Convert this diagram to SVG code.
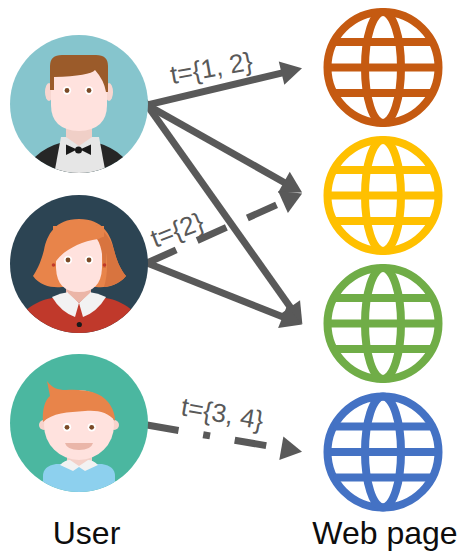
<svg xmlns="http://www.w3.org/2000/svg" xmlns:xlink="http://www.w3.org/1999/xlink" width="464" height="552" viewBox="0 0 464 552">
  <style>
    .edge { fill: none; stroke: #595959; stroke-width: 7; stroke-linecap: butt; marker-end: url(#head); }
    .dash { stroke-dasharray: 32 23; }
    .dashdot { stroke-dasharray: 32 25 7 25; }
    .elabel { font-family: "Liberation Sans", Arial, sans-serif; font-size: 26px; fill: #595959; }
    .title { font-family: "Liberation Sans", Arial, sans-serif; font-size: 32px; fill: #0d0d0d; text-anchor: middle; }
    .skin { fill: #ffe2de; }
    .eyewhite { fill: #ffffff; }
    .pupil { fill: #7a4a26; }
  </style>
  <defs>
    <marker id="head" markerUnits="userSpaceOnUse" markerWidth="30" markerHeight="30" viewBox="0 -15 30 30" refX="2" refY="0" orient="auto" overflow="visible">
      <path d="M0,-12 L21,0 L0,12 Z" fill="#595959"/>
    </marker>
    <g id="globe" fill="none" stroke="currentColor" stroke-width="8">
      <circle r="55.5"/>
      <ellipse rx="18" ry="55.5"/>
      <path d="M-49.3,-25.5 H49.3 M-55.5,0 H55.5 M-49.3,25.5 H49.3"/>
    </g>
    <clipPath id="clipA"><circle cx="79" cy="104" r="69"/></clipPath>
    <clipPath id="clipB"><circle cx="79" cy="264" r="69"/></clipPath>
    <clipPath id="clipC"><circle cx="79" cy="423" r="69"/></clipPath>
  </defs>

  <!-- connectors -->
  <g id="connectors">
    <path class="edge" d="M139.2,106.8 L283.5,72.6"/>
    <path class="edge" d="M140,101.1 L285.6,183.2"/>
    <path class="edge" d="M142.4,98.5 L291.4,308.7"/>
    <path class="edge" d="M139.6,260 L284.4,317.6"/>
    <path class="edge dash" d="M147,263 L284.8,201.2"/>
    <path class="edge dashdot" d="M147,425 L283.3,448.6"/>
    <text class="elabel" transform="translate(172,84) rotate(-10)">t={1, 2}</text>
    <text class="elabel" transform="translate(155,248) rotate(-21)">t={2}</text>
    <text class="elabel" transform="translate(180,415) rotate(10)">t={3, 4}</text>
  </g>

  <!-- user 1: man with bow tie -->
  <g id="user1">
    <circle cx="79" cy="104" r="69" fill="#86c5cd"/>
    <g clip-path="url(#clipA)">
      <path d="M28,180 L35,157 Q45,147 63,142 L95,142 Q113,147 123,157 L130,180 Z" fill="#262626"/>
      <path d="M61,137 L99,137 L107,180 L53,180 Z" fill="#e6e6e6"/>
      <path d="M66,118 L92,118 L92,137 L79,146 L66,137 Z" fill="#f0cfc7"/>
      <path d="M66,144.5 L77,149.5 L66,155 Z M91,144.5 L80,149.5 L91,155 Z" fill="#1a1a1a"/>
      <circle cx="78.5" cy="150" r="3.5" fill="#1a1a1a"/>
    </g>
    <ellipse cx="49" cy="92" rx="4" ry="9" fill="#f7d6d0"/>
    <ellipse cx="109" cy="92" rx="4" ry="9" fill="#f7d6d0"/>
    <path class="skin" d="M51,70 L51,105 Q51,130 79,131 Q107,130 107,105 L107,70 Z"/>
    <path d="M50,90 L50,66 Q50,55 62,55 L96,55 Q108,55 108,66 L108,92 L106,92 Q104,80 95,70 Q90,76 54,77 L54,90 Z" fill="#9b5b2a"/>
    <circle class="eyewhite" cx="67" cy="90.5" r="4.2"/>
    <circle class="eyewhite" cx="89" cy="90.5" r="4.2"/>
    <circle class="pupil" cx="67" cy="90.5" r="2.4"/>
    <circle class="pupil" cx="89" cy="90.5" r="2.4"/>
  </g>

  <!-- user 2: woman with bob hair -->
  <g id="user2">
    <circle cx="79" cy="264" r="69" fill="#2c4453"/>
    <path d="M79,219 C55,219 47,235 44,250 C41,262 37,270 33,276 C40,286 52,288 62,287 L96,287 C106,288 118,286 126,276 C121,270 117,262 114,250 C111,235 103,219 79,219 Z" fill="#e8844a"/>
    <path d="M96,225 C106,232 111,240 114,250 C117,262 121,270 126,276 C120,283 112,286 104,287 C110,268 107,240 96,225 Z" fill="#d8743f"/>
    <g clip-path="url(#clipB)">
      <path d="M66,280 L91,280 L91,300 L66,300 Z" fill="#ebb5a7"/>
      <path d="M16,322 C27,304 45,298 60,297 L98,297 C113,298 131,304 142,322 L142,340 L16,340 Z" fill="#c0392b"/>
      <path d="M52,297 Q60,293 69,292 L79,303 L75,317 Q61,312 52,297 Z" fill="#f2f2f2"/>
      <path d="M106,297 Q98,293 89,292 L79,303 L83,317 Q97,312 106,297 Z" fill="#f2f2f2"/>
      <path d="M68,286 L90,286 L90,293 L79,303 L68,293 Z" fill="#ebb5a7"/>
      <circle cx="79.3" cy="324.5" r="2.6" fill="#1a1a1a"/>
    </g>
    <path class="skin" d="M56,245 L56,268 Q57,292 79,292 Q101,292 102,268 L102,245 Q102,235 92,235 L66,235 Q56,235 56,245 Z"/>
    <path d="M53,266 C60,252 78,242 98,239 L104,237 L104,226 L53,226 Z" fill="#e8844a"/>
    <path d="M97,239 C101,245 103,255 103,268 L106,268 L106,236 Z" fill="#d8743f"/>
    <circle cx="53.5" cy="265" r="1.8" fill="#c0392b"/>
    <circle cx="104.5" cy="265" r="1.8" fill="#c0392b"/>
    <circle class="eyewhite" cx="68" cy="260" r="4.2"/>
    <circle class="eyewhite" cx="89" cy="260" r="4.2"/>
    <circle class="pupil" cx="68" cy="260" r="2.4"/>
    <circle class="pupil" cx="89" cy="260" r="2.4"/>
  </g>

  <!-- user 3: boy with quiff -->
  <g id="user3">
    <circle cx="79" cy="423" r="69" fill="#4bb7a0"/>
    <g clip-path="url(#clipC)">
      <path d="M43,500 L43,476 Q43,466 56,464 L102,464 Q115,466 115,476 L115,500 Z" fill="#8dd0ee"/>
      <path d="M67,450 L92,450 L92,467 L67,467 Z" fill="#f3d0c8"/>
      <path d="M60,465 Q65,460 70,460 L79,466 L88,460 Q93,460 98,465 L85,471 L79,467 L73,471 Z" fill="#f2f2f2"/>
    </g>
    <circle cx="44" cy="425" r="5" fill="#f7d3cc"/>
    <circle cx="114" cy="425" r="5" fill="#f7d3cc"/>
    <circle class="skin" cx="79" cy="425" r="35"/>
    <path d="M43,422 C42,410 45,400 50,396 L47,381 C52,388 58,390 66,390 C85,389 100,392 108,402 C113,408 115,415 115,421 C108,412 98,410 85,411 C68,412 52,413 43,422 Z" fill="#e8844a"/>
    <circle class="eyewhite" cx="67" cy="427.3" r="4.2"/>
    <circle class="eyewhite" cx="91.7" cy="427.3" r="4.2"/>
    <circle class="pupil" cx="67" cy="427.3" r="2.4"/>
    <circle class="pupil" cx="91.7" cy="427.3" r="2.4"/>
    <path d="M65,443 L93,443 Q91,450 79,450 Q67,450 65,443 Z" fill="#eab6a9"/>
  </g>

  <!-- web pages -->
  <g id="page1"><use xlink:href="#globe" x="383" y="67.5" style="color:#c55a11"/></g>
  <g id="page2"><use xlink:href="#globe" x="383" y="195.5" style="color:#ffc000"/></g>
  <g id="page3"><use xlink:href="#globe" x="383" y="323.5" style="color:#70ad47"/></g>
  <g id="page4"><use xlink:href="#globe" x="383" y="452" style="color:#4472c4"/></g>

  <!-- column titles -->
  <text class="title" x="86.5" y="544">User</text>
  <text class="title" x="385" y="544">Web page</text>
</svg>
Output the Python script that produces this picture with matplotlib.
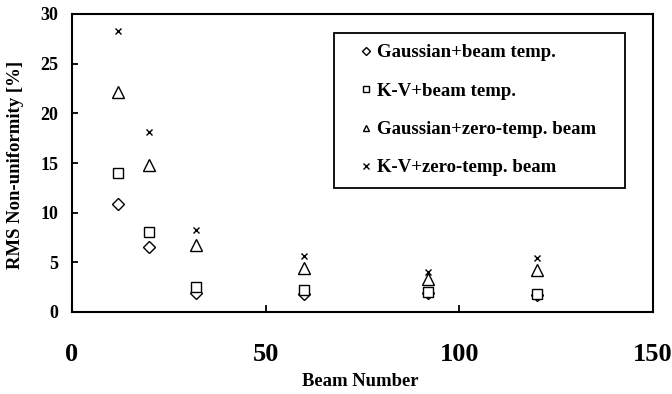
+++
> **What you need to do**: Above are the records; copy every line in them that holds the word "this".

> **Task answer**:
Convert this diagram to SVG code.
Output the Python script that produces this picture with matplotlib.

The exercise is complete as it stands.